I knew it would be hard, and I knew in that moment that I would not be able to be at peace with myself if I did not visit the memorial for the victims prior to doing anything else. Visiting the memorial was truly overwhelming. In Canada, we are distanced from events such as these, whether it be through our social media accounts or our televisions. Fifty-eight seems like just a number, but when you walk beside each standing cross, representing a person, an individual, a daughter, a brother, a veteran, the gravity of that moment is so sobering to the point of inconceivability. I know I am young and I am lucky enough to not be familiar with death and the process of grieving, but I have no doubt that the city of Las Vegas will forever be shaken and changed by the events caused by one person. The amount of pain at that memorial cannot be measured, but what I saw and what I really want to say about my time in Vegas are the multiple acts of kindness I witnessed and the astounding amount of love I felt. From a woman lighting candles, to tourists paying their respects, to people leaving flags and flowers, to vendors selling T-Shirts with VEGAS STRONG written on them and people gathering donations to help the families of victims and first responders, the acts were endless. My mother’s chorus, of about a hundred women, taking the time to line up to donate blood, to the police who still stand watch and the first responders, nurses and doctors who are still treating the injured, these are the people and the instances that are making healing from this tragedy possible. From the staff at our hotel who ensured our comfort, the spirit of the people visiting Vegas, to those who live and work there, their resilient attitude was contagious, their kindness spread around every turn. Ads replaced with messages of love, #VegasStrong plastered up on buildings and billboards. People were grieving, people were remembering and people continued to go on living.
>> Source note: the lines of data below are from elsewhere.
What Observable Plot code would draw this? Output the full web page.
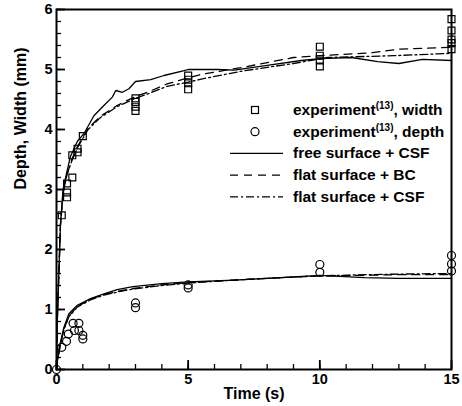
<!DOCTYPE html>
<html>
<head>
<meta charset="utf-8">
<script src="https://cdn.jsdelivr.net/npm/d3@7"></script>
<script src="https://cdn.jsdelivr.net/npm/@observablehq/plot@0.6"></script>
<style>
  html, body { margin: 0; padding: 0; background: white; }
  #chart { position: relative; width: 462px; height: 406px; }
  #chart svg { position: absolute; left: 0; top: 0; }
</style>
</head>
<body>
<div id="chart"></div>
<script>
// ---- Data ----
const widthExpT = [0.2, 0.4, 0.4, 0.4, 0.6, 0.6, 0.8, 0.8, 1.0, 3, 3, 3, 3, 5, 5, 5, 5, 10, 10, 10, 10, 15, 15, 15, 15, 15];
const widthExpV = [2.57, 2.87, 2.95, 3.1, 3.2, 3.57, 3.62, 3.68, 3.89, 4.52, 4.46, 4.38, 4.31, 4.9, 4.83, 4.77, 4.67, 5.38, 5.23, 5.15, 5.05, 5.84, 5.65, 5.5, 5.44, 5.34];

const depthExpT = [0, 0.2, 0.38, 0.45, 0.63, 0.85, 0.68, 0.85, 1.0, 1.0, 3, 3, 5, 5, 10, 10, 15, 15, 15];
const depthExpV = [0, 0.37, 0.47, 0.59, 0.77, 0.77, 0.65, 0.65, 0.57, 0.51, 1.11, 1.03, 1.41, 1.36, 1.75, 1.62, 1.9, 1.76, 1.64];

// free surface + CSF (solid), width
const freeWT = [0, 0.03, 0.09, 0.15, 0.25, 0.38, 0.53, 0.79, 1.04, 1.42, 1.8, 2.12, 2.25, 2.5, 2.75, 3.0, 3.58, 4.08, 4.85, 5.0, 6.1, 6.75, 8.0, 9.3, 10, 11.2, 12.2, 13, 13.9, 15];
const freeWV = [0, 0.8, 1.6, 2.43, 3.0, 3.27, 3.55, 3.8, 3.93, 4.23, 4.4, 4.54, 4.65, 4.62, 4.68, 4.8, 4.83, 4.9, 4.98, 5.0, 5.0, 4.99, 5.07, 5.15, 5.18, 5.2, 5.13, 5.1, 5.17, 5.15];
// flat surface + BC (dashed), width
const bcWT = [0, 0.03, 0.09, 0.15, 0.25, 0.4, 0.6, 0.8, 1.0, 1.2, 1.67, 2.3, 3.0, 3.45, 4.2, 5.0, 5.5, 7.0, 9.0, 10, 12, 13, 15];
const bcWV = [0, 0.8, 1.6, 2.4, 2.95, 3.25, 3.52, 3.72, 3.87, 4.02, 4.22, 4.4, 4.55, 4.62, 4.76, 4.86, 4.92, 5.03, 5.2, 5.23, 5.28, 5.34, 5.37];
// flat surface + CSF (dash-dot), width
const csfWT = [0, 0.03, 0.09, 0.15, 0.25, 0.4, 0.6, 0.8, 1.0, 1.2, 1.67, 2.3, 3.0, 3.45, 4.2, 5.0, 5.5, 7.0, 9.0, 10.3, 12.8, 15];
const csfWV = [0, 0.8, 1.6, 2.4, 2.95, 3.25, 3.5, 3.7, 3.85, 4.0, 4.2, 4.38, 4.52, 4.59, 4.72, 4.79, 4.84, 4.97, 5.1, 5.2, 5.23, 5.27];

// depth lines
const freeDT = [0, 0.05, 0.15, 0.28, 0.47, 0.79, 1.29, 1.8, 2.3, 2.9, 4.0, 5.0, 6.75, 8.0, 10, 11.7, 13, 15];
const freeDV = [0, 0.2, 0.45, 0.7, 0.93, 1.07, 1.18, 1.26, 1.33, 1.38, 1.43, 1.46, 1.49, 1.52, 1.57, 1.53, 1.52, 1.52];
const bcDT = [0, 0.05, 0.15, 0.28, 0.47, 0.79, 1.29, 1.8, 2.3, 2.9, 4.0, 5.0, 6.75, 8.0, 10, 11.7, 13, 15];
const bcDV = [0, 0.18, 0.43, 0.67, 0.89, 1.05, 1.17, 1.25, 1.3, 1.35, 1.41, 1.45, 1.49, 1.52, 1.56, 1.57, 1.58, 1.58];
const csfDT = [0, 0.05, 0.15, 0.28, 0.47, 0.79, 1.29, 1.8, 2.3, 2.9, 4.0, 5.0, 6.75, 8.0, 10, 11.7, 13, 15];
const csfDV = [0, 0.18, 0.42, 0.66, 0.88, 1.04, 1.16, 1.24, 1.29, 1.34, 1.4, 1.44, 1.49, 1.52, 1.56, 1.58, 1.59, 1.6];

const xMajor = [0, 5, 10, 15];
const xMinor = d3.range(0, 16, 1);
const yMajor = [0, 1, 2, 3, 4, 5, 6];
const yMinor = d3.range(0, 6.01, 0.2).map(v => +v.toFixed(1));

const xLabel = "Time (s)";
const yLabel = "Depth, Width (mm)";

const legendItems = [
  {kind: "square", main: "experiment", sup: "(13)", rest: ", width"},
  {kind: "circle", main: "experiment", sup: "(13)", rest: ", depth"},
  {kind: "solid", main: "free surface + CSF"},
  {kind: "dashed", main: "flat surface + BC"},
  {kind: "dashdot", main: "flat surface + CSF"}
];

// ---- Build tables ----
const zip = (T, V) => T.map((t, i) => ({t, v: V[i]}));
const widthExp = zip(widthExpT, widthExpV);
const depthExp = zip(depthExpT, depthExpV);

const DASH = "8,6";
const DASHDOT = "8,3,2,3";
const LW = 1.3;

const font = "'Liberation Sans', Arial, Helvetica, sans-serif";
const noText = () => "";

const plot = Plot.plot({
  width: 462,
  height: 406,
  marginLeft: 56,
  marginRight: 11,
  marginTop: 9,
  marginBottom: 37,
  x: {domain: [0, 15]},
  y: {domain: [0, 6]},
  style: {fontFamily: font, fontSize: "14px", fontWeight: "bold", color: "black", background: "white"},
  marks: [
    // ticks inward
    Plot.axisX(xMinor, {tickSize: -5, tickFormat: noText, label: null, strokeWidth: 1.3}),
    Plot.axisX(xMajor, {tickSize: -9, tickFormat: noText, label: null, strokeWidth: 1.8}),
    Plot.axisY(yMinor, {tickSize: -5, tickFormat: noText, label: null, strokeWidth: 1.3}),
    Plot.axisY(yMajor, {tickSize: -9, tickFormat: noText, label: null, strokeWidth: 1.8}),
    // labels
    Plot.axisX(xMajor, {tickSize: 0, tickPadding: 4, label: null, tickFormat: d3.format("d"), fontSize: 14.5, fontWeight: "bold"}),
    Plot.axisY(yMajor, {tickSize: 0, tickPadding: 4, label: null, tickFormat: d3.format("d"), fontSize: 14.5, fontWeight: "bold"}),
    // lines
    Plot.line(zip(freeWT, freeWV), {x: "t", y: "v", stroke: "black", strokeWidth: LW}),
    Plot.line(zip(bcWT, bcWV), {x: "t", y: "v", stroke: "black", strokeWidth: LW, strokeDasharray: DASH}),
    Plot.line(zip(csfWT, csfWV), {x: "t", y: "v", stroke: "black", strokeWidth: LW, strokeDasharray: DASHDOT}),
    Plot.line(zip(freeDT, freeDV), {x: "t", y: "v", stroke: "black", strokeWidth: LW}),
    Plot.line(zip(bcDT, bcDV), {x: "t", y: "v", stroke: "black", strokeWidth: LW, strokeDasharray: DASH}),
    Plot.line(zip(csfDT, csfDV), {x: "t", y: "v", stroke: "black", strokeWidth: LW, strokeDasharray: DASHDOT}),
    // experiments
    Plot.dot(widthExp, {x: "t", y: "v", symbol: "square", r: 3.9, stroke: "black", strokeWidth: 1.2, fill: "none"}),
    Plot.dot(depthExp, {x: "t", y: "v", symbol: "circle", r: 4, stroke: "black", strokeWidth: 1.2, fill: "none"}),
    Plot.frame({stroke: "black", strokeWidth: 2}),
    // axis titles
    Plot.text([xLabel], {frameAnchor: "bottom", text: d => d, lineAnchor: "top", dy: 18, fontSize: 16, fontWeight: "bold"}),
    Plot.text([yLabel], {frameAnchor: "left", text: d => d, rotate: -90, dx: -36, fontSize: 16, fontWeight: "bold"})
  ]
});

const chart = document.getElementById("chart");
chart.appendChild(plot);

// ---- Legend overlay ----
const leg = d3.select(chart).append("svg")
  .attr("width", 462).attr("height", 406)
  .style("pointer-events", "none")
  .attr("font-family", font).attr("font-weight", "bold").attr("font-size", 15.5);

const rowY0 = 110, rowStep = 21.7, symX = 255, lineX1 = 230, lineX2 = 283, textX = 293;
legendItems.forEach((it, i) => {
  const y = rowY0 + i * rowStep;
  if (it.kind === "square") {
    leg.append("rect").attr("x", symX - 3.5).attr("y", y - 3.5).attr("width", 7).attr("height", 7)
      .attr("fill", "none").attr("stroke", "black").attr("stroke-width", 1.2);
  } else if (it.kind === "circle") {
    leg.append("circle").attr("cx", symX).attr("cy", y).attr("r", 4)
      .attr("fill", "none").attr("stroke", "black").attr("stroke-width", 1.2);
  } else {
    leg.append("line").attr("x1", lineX1).attr("x2", lineX2).attr("y1", y).attr("y2", y)
      .attr("stroke", "black").attr("stroke-width", LW)
      .attr("stroke-dasharray", it.kind === "dashed" ? DASH : it.kind === "dashdot" ? DASHDOT : null);
  }
  const t = leg.append("text").attr("x", textX).attr("y", y + 5);
  t.append("tspan").text(it.main);
  if (it.sup) {
    t.append("tspan").attr("font-size", 10).attr("dy", -6).text(it.sup);
    t.append("tspan").attr("dy", 6).text(it.rest);
  }
});
</script>
</body>
</html>
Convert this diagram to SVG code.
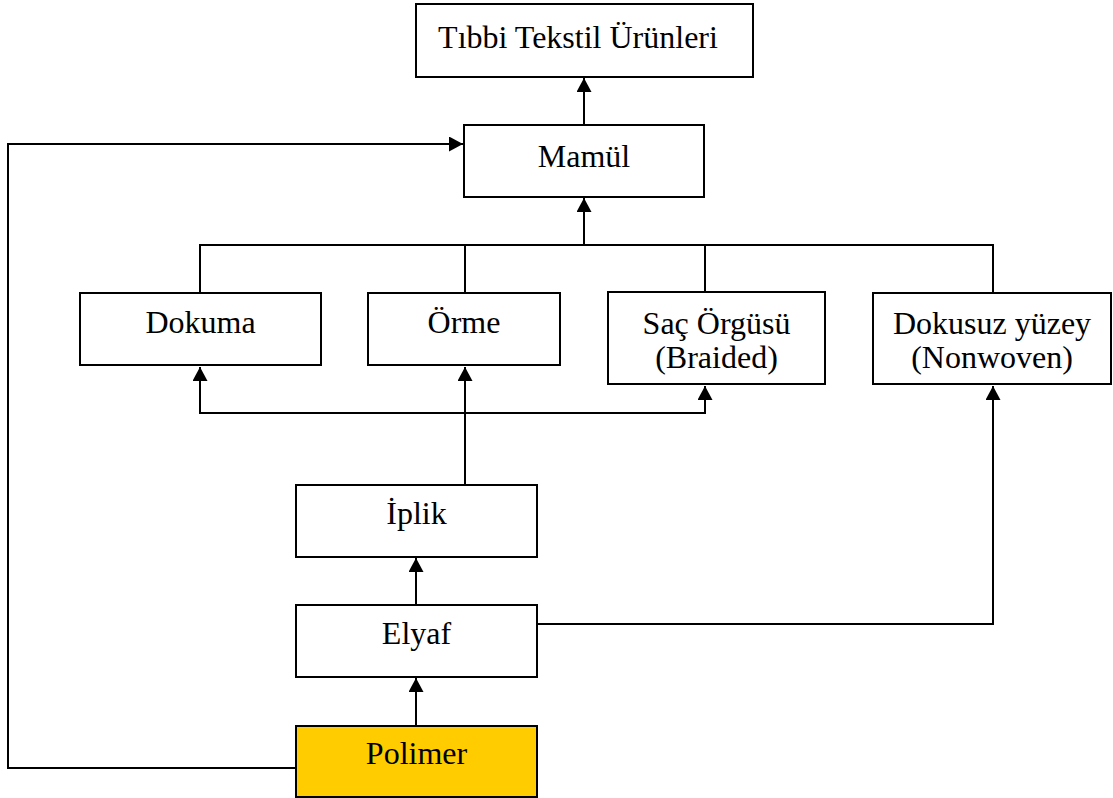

That weekend, I came to realize two things: that healing is only possible with the presence of love and compassion and that the human spirit is truly remarkable. As humans, we have an astounding capacity for kindness and in times like these, there are no boundaries that separate us and it is our humanity that brings us together. After tragedy strikes, the world may keep spinning, life will continue, but it is how we rise out of the darkness that defines us. I believe we will continue to rise and keep spreading kindness and compassion with one another. In helping each other, we help heal our communities and ourselves.